With this vision front of mind, Council’s staff policies aim to consolidate and strengthen the existing connection with Aboriginal Peoples by focusing attention on sensitive, practical ways to recruit, retain, and build lasting relationships with employees from the local Indigenous community.
Council’s actionable strategies are also designed to guide all its employees forward in their cultural awareness, and to encourage further engagement and fostering of connections between non-Aboriginal and Indigenous colleagues.
Arrernte
The Arrernte (pronounced Arrunda) people are the traditional owners of Mparntwe (pronounced m’barn-twa) – the Alice Springs area.
Arrernte stories describe how the landscape surrounding Alice, including the MacDonnell Ranges, was created by the actions of their ancestors, the caterpillar beings Ayepe-arenye, Ntyarlke and Utnerrengatye.

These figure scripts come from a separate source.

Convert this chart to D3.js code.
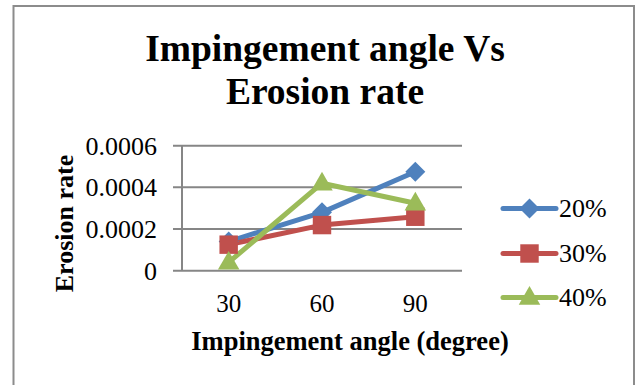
<!DOCTYPE html>
<html><head><meta charset="utf-8">
<script src="https://cdn.jsdelivr.net/npm/d3@7/dist/d3.min.js"></script>
<style>html,body{margin:0;padding:0;background:#fff;}svg{display:block;}</style>
</head><body>
<svg id="chart" width="638" height="385"></svg>
<script>
const categories = ["30", "60", "90"];
const seriesNames = ["20%", "30%", "40%"];
const values20 = [0.00014, 0.00028, 0.000475];
const values30 = [0.000125, 0.000219, 0.000259];
const values40 = [0.00004, 0.00042, 0.000324];
const yTicks = [0, 0.0002, 0.0004, 0.0006];
const yTickLabels = ["0", "0.0002", "0.0004", "0.0006"];
const titleLines = ["Impingement angle Vs", "Erosion rate"];
const xTitle = "Impingement angle (degree)";
const yTitle = "Erosion rate";

// square diamond (equal diagonals), like Excel's marker
const symbolSquareDiamond = {
  draw(context, size) {
    const r = Math.sqrt(size / 2);
    context.moveTo(0, -r); context.lineTo(r, 0); context.lineTo(0, r); context.lineTo(-r, 0); context.closePath();
  }
};

const colors = ["#4f81bd", "#c0504d", "#9bbb59"];
const shapes = [symbolSquareDiamond, d3.symbolSquare, d3.symbolTriangle];
const series = seriesNames.map((n, i) => ({name: n, values: [values20, values30, values40][i], color: colors[i], shape: shapes[i]}));

const font = "'Liberation Serif','Times New Roman',serif";
const svg = d3.select("#chart");

// outer border
svg.append("rect").attr("x", 13.5).attr("y", 6).attr("width", 620.5).attr("height", 400)
  .attr("fill", "#fff").attr("stroke", "#8c8c8c").attr("stroke-width", 2);

// title
const title = svg.append("text").attr("text-anchor", "middle").attr("font-family", font)
  .attr("font-weight", "bold").attr("font-size", 37.5).attr("fill", "#000");
title.append("tspan").attr("x", 325).attr("y", 61).text(titleLines[0]);
title.append("tspan").attr("x", 325).attr("y", 104).text(titleLines[1]);

const pLeft = 182, pRight = 462, pTop = 145.7, pBottom = 270.7;
const x = d3.scalePoint().domain(categories).range([pLeft, pRight]).padding(0.5);
const y = d3.scaleLinear().domain([0, 0.0006]).range([pBottom, pTop]);

// gridlines (with tick extension)
svg.append("g").selectAll("line").data(yTicks).join("line")
  .attr("x1", pLeft - 9).attr("x2", pRight)
  .attr("y1", d => y(d)).attr("y2", d => y(d))
  .attr("stroke", "#868686").attr("stroke-width", 2);
// vertical axis
svg.append("line").attr("x1", pLeft).attr("x2", pLeft).attr("y1", pTop).attr("y2", pBottom)
  .attr("stroke", "#868686").attr("stroke-width", 2);

// y tick labels
svg.append("g").selectAll("text").data(yTicks).join("text")
  .attr("x", 157).attr("y", d => y(d)).attr("dy", "0.34em")
  .attr("text-anchor", "end").attr("font-family", font).attr("font-size", 26)
  .text((d, i) => yTickLabels[i]);

// x tick labels
svg.append("g").selectAll("text").data(categories).join("text")
  .attr("x", d => x(d)).attr("y", 311.5)
  .attr("text-anchor", "middle").attr("font-family", font).attr("font-size", 25)
  .text(d => d);

// axis titles
svg.append("text").attr("x", 350).attr("y", 350).attr("text-anchor", "middle")
  .attr("font-family", font).attr("font-weight", "bold").attr("font-size", 26.5).text(xTitle);
svg.append("text").attr("transform", "translate(73,223.5) rotate(-90)").attr("text-anchor", "middle")
  .attr("font-family", font).attr("font-weight", "bold").attr("font-size", 26).text(yTitle);

// lines and markers
const line = d3.line().x((d, i) => x(categories[i])).y(d => y(d));
series.forEach(s => {
  svg.append("path").datum(s.values).attr("d", line).attr("fill", "none")
    .attr("stroke", s.color).attr("stroke-width", 5).attr("stroke-linejoin", "round").attr("stroke-linecap", "round");
});
function symSize(s) { return s.shape === d3.symbolTriangle ? 200 : (s.shape === d3.symbolSquare ? 340 : 200); }
function symDy(s) { return s.shape === d3.symbolTriangle ? 1 : 0; }
series.forEach(s => {
  const sym = d3.symbol().type(s.shape).size(symSize(s));
  svg.append("g").selectAll("path").data(s.values).join("path")
    .attr("d", sym)
    .attr("transform", (d, i) => `translate(${x(categories[i])},${y(d) + symDy(s)})`)
    .attr("fill", s.color);
});

// legend
const legY = [208.5, 253.5, 297.5];
series.forEach((s, i) => {
  const g = svg.append("g");
  g.append("line").attr("x1", 503).attr("x2", 556).attr("y1", legY[i]).attr("y2", legY[i])
    .attr("stroke", s.color).attr("stroke-width", 5).attr("stroke-linecap", "round");
  g.append("path").attr("d", d3.symbol().type(s.shape).size(symSize(s))())
    .attr("transform", `translate(529.5,${legY[i] + symDy(s)})`).attr("fill", s.color);
  g.append("text").attr("x", 559).attr("y", legY[i]).attr("dy", "0.34em")
    .attr("font-family", font).attr("font-size", 26).text(s.name);
});
</script>
</body></html>
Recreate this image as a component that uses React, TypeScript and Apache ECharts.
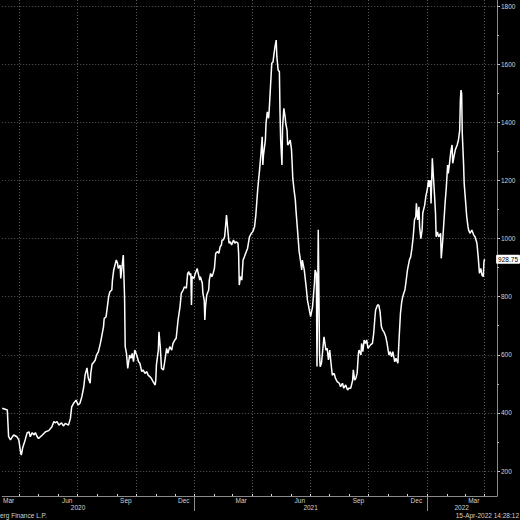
import React, { useEffect, useRef } from 'react';
import * as echarts from 'echarts';

// ---- data ----
const START_DATE = '2020-03-05'; // day 0 of dayOffsets
const X_MIN = '2020-03-05';
const X_MAX = '2022-04-20T12:00:00Z';
const Y_MIN = 114;
const Y_MAX = 1821;

const dayOffsets = [
  0, 8, 10, 13, 16, 18, 23, 26, 29, 30,
  32, 36, 39, 42, 44, 47, 50, 52, 55, 57,
  63, 68, 73, 78, 81, 83, 86, 89, 93, 96,
  99, 104, 107, 109, 112, 116, 119, 122, 125, 128,
  130, 133, 135, 138, 139, 141, 143, 146, 148, 151,
  154, 156, 159, 160, 163, 165, 167, 169, 172, 173,
  175, 179, 181, 182, 185, 186, 188, 190, 192, 193,
  195, 197, 200, 202, 204, 206, 208, 211, 214, 216,
  219, 221, 224, 227, 229, 232, 234, 237, 240, 241,
  242, 245, 246, 248, 250, 253, 255, 258, 260, 263,
  266, 268, 271, 273, 276, 279, 281, 284, 286, 289,
  291, 293, 294, 296, 297, 298, 301, 303, 306, 307,
  310, 311, 314, 315, 317, 318, 319, 321, 324, 325,
  327, 329, 331, 333, 335, 338, 340, 342, 344, 345,
  347, 349, 350, 352, 354, 356, 358, 360, 363, 365,
  367, 370, 371, 372, 374, 376, 378, 380, 383, 385,
  388, 391, 393, 396, 398, 401, 404, 406, 408, 409,
  410, 413, 414, 416, 418, 419, 421, 423, 425, 426,
  428, 430, 431, 433, 435, 436, 437, 439, 440, 442,
  444, 445, 447, 448, 450, 452, 454, 455, 456, 458,
  460, 461, 463, 465, 466, 468, 470, 471, 474, 477,
  479, 482, 484, 487, 490, 491, 493, 494, 496, 498,
  499, 501, 503, 505, 508, 510, 512, 514, 516, 518,
  521, 523, 526, 529, 531, 534, 536, 539, 542, 544,
  547, 550, 551, 553, 555, 557, 559, 560, 563, 564,
  566, 568, 570, 572, 574, 576, 578, 581, 583, 585,
  586, 589, 591, 593, 595, 597, 599, 602, 604, 606,
  607, 609, 611, 613, 615, 616, 618, 620, 621, 623,
  625, 627, 628, 630, 632, 634, 636, 639, 641, 643,
  645, 647, 649, 650, 652, 654, 655, 657, 659, 660,
  663, 665, 667, 669, 670, 672, 673, 675, 677, 678,
  680, 681, 683, 685, 688, 689, 691, 693, 695, 697,
  699, 700, 702, 704, 706, 707, 709, 711, 714, 716,
  718, 719, 720, 721, 722, 724, 725, 727, 729, 731,
  732, 734, 737, 740, 742, 745, 747, 749, 751, 753,
  755, 756, 757,
];

const prices = [
  416, 410, 318, 307, 318, 324, 318, 307, 262, 255,
  279, 307, 331, 335, 318, 332, 324, 332, 318, 312,
  324, 335, 339, 352, 370, 366, 370, 358, 366, 355,
  364, 358, 381, 421, 433, 444, 427, 433, 456, 490,
  530, 555, 520, 502, 537, 568, 572, 582, 599, 611,
  639, 662, 697, 725, 731, 765, 800, 817, 823, 857,
  892, 926, 915, 897, 909, 863, 903, 943, 800, 628,
  605, 553, 599, 588, 605, 576, 616, 599, 576, 571,
  542, 548, 536, 542, 530, 524, 519, 507, 496, 513,
  565, 616, 679, 628, 553, 548, 576, 622, 605, 628,
  616, 639, 651, 657, 720, 765, 811, 823, 834, 829,
  880, 886, 874, 880, 771, 869, 863, 880, 897, 886,
  857, 869, 846, 811, 788, 720, 765, 806, 823, 857,
  880, 869, 880, 897, 949, 955, 949, 972, 978, 995,
  995, 1006, 1029, 1081, 1029, 984, 989, 978, 995, 984,
  989, 984, 949, 840, 869, 857, 926, 937, 955, 966,
  1006, 1018, 1023, 1041, 1080, 1170, 1240, 1290, 1350, 1253,
  1287, 1339, 1396, 1436, 1414, 1442, 1522, 1603, 1608, 1626,
  1660, 1683, 1626, 1580, 1574, 1431, 1339, 1253, 1385, 1448,
  1419, 1396, 1373, 1322, 1328, 1339, 1305, 1259, 1207, 1167,
  1133, 1098, 1041, 984, 955, 926, 892, 926, 892, 834,
  788, 754, 731, 765, 846, 892, 880, 560, 1030, 600,
  559, 571, 616, 662, 616, 622, 582, 616, 571, 530,
  536, 519, 507, 502, 490, 502, 485, 496, 479, 485,
  485, 513, 548, 513, 519, 536, 605, 616, 599, 639,
  611, 651, 639, 651, 622, 628, 634, 639, 674, 731,
  754, 771, 771, 748, 697, 685, 679, 662, 639, 611,
  599, 611, 593, 611, 588, 576, 588, 576, 571, 662,
  743, 783, 794, 811, 823, 857, 892, 926, 937, 966,
  1006, 1064, 1075, 1121, 1064, 1109, 1041, 1000, 1030, 1087,
  1115, 1148, 1167, 1201, 1178, 1201, 1121, 1276, 1201, 1167,
  1087, 1006, 1023, 1006, 1018, 932, 984, 1052, 1121, 1178,
  1253, 1224, 1259, 1299, 1322, 1259, 1282, 1305, 1322, 1339,
  1373, 1477, 1511, 1499, 1362, 1259, 1190, 1133, 1075, 1041,
  1029, 1018, 1029, 1012, 1006, 984, 937, 880, 897, 874,
  869, 920, 928.75,
];

const lastPrice = 928.75;

const quarterStarts = [
  '2020-04-01', '2020-07-01', '2020-10-01', '2021-01-01', '2021-04-01',
  '2021-07-01', '2021-10-01', '2022-01-01', '2022-04-01',
];
const monthStarts = [
  '2020-04-01', '2020-05-01', '2020-06-01', '2020-07-01', '2020-08-01', '2020-09-01',
  '2020-10-01', '2020-11-01', '2020-12-01', '2021-01-01', '2021-02-01', '2021-03-01',
  '2021-04-01', '2021-05-01', '2021-06-01', '2021-07-01', '2021-08-01', '2021-09-01',
  '2021-10-01', '2021-11-01', '2021-12-01', '2022-01-01', '2022-02-01', '2022-03-01',
  '2022-04-01',
];
const monthLabelDates = [
  '2020-03-15', '2020-06-15', '2020-09-15', '2020-12-15', '2021-03-15',
  '2021-06-15', '2021-09-15', '2021-12-15', '2022-03-15',
];
const MONTH_NAMES = ['Jan', 'Feb', 'Mar', 'Apr', 'May', 'Jun', 'Jul', 'Aug', 'Sep', 'Oct', 'Nov', 'Dec'];
const yearStarts = ['2021-01-01', '2022-01-01'];
const yearLabelDates = ['2020-07-02', '2021-07-02', '2022-02-24'];

const majorYTicks = [200, 400, 600, 800, 1000, 1200, 1400, 1600, 1800];
const minorYTicks = [200, 300, 400, 500, 600, 700, 800, 900, 1000, 1100, 1200, 1300, 1400, 1500, 1600, 1700, 1800];

// the reference image is cropped at the left, only this part of the source line is visible
const sourceText = 'erg Finance L.P.';
const stampText = '15-Apr-2022 14:28:12';

// ---- helpers ----
const DAY = 86400000;
const ts = (s: string) => new Date(s.length === 10 ? s + 'T00:00:00Z' : s).getTime();

const FONT = 'Liberation Sans';
const LABEL_COLOR = '#d2d2d2';
const AXIS_COLOR = '#8a8a8a';
const GRID_COLOR = '#5a5a5a';

export default function App() {
  const ref = useRef<HTMLDivElement>(null);

  useEffect(() => {
    if (!ref.current) return;
    const chart = echarts.init(ref.current, undefined, { renderer: 'svg' });
    const t0 = ts(START_DATE);
    const lineData = dayOffsets.map((d, i) => [t0 + d * DAY, prices[i]]);
    const xMin = ts(X_MIN);
    const xMax = ts(X_MAX);

    const baseX = {
      type: 'value',
      min: xMin,
      max: xMax,
      position: 'bottom',
      offset: 0,
    };

    chart.setOption({
      animation: false,
      backgroundColor: '#000000',
      grid: { left: 0, right: 23, top: 0, bottom: 24, containLabel: false },
      xAxis: [
        {
          ...baseX,
          axisLine: { show: true, lineStyle: { color: AXIS_COLOR, width: 1 } },
          axisTick: { show: false, customValues: quarterStarts.map(ts) },
          splitLine: { show: true, lineStyle: { color: GRID_COLOR, width: 1, type: [1, 2] } },
          axisLabel: {
            show: true,
            customValues: monthLabelDates.map(ts),
            formatter: (v: number) => MONTH_NAMES[new Date(v).getUTCMonth()],
            color: LABEL_COLOR,
            fontFamily: FONT,
            fontSize: 6.5,
            margin: 1,
            hideOverlap: false,
          },
        },
        {
          ...baseX,
          axisLine: { show: false },
          axisTick: {
            show: true,
            inside: true,
            length: 2,
            customValues: monthStarts.map(ts),
            lineStyle: { color: '#d8d8d8', width: 1 },
          },
          splitLine: { show: false },
          axisLabel: { show: false },
        },
        {
          ...baseX,
          axisLine: { show: false },
          axisTick: {
            show: true,
            length: 15,
            customValues: yearStarts.map(ts),
            lineStyle: { color: AXIS_COLOR, width: 1 },
          },
          splitLine: { show: false },
          axisLabel: {
            show: true,
            customValues: yearLabelDates.map(ts),
            formatter: (v: number) => String(new Date(v).getUTCFullYear()),
            color: LABEL_COLOR,
            fontFamily: FONT,
            fontSize: 6.5,
            margin: 8,
            hideOverlap: false,
          },
        },
      ],
      yAxis: [
        {
          type: 'value',
          position: 'right',
          min: Y_MIN,
          max: Y_MAX,
          axisLine: { show: true, lineStyle: { color: AXIS_COLOR, width: 1 } },
          axisTick: { show: true, length: 3, customValues: majorYTicks, lineStyle: { color: '#d8d8d8' } },
          splitLine: { show: true, lineStyle: { color: GRID_COLOR, width: 1, type: [1, 2] } },
          axisLabel: {
            show: true,
            customValues: majorYTicks,
            formatter: (v: number) => String(v),
            color: LABEL_COLOR,
            fontFamily: FONT,
            fontSize: 6.5,
            margin: 4,
          },
          axisPointer: {
            show: true,
            value: lastPrice,
            status: 'show',
            snap: false,
            triggerTooltip: false,
            lineStyle: { opacity: 0, width: 0 },
            handle: { show: false },
            label: {
              show: true,
              formatter: () => lastPrice.toFixed(2),
              backgroundColor: '#ffffff',
              color: '#000000',
              fontFamily: FONT,
              fontSize: 6.5,
              padding: [1, 2, 1, 2],
              borderRadius: 1,
              margin: 1,
            },
          },
        },
        {
          type: 'value',
          position: 'right',
          min: Y_MIN,
          max: Y_MAX,
          axisLine: { show: false },
          axisTick: { show: true, length: 2, customValues: minorYTicks, lineStyle: { color: '#b0b0b0' } },
          splitLine: { show: false },
          axisLabel: { show: false },
        },
      ],
      series: [
        {
          type: 'line',
          xAxisIndex: 0,
          yAxisIndex: 0,
          data: lineData,
          showSymbol: false,
          symbol: 'none',
          clip: true,
          lineStyle: { color: '#ffffff', width: 1.5 },
          silent: true,
        },
      ],
      graphic: [
        {
          type: 'text',
          x: 0,
          y: 515,
          style: {
            text: sourceText,
            fill: LABEL_COLOR,
            font: `6.5px "${FONT}"`,
            verticalAlign: 'middle',
            align: 'left',
          },
        },
        {
          type: 'text',
          x: 519,
          y: 515,
          style: {
            text: stampText,
            fill: LABEL_COLOR,
            font: `6.5px "${FONT}"`,
            verticalAlign: 'middle',
            align: 'right',
          },
        },
      ],
    });

    return () => chart.dispose();
  }, []);

  return (
    <div
      ref={ref}
      style={{ position: 'absolute', left: 0, top: 0, width: 520, height: 520, background: '#000' }}
    />
  );
}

There are many traditional stories involving the shaping of the local landscape by ancestral figures and as such, there are many sites of significance to the Arrernte people in and around Alice Springs.
Town Camps
The Alice Springs Community Living Areas (also known as town camps) are Aboriginal communities within the township. Town camps fall under the jurisdiction of the Northern Territory Government, which retains fiscal responsibility for providing municipal and essential services for the management of housing, open spaces, roads, parks and community centres within town camp areas. Further information can be found here. Tangentyere Council is the service delivery agency for the 18 town camps in Alice Springs.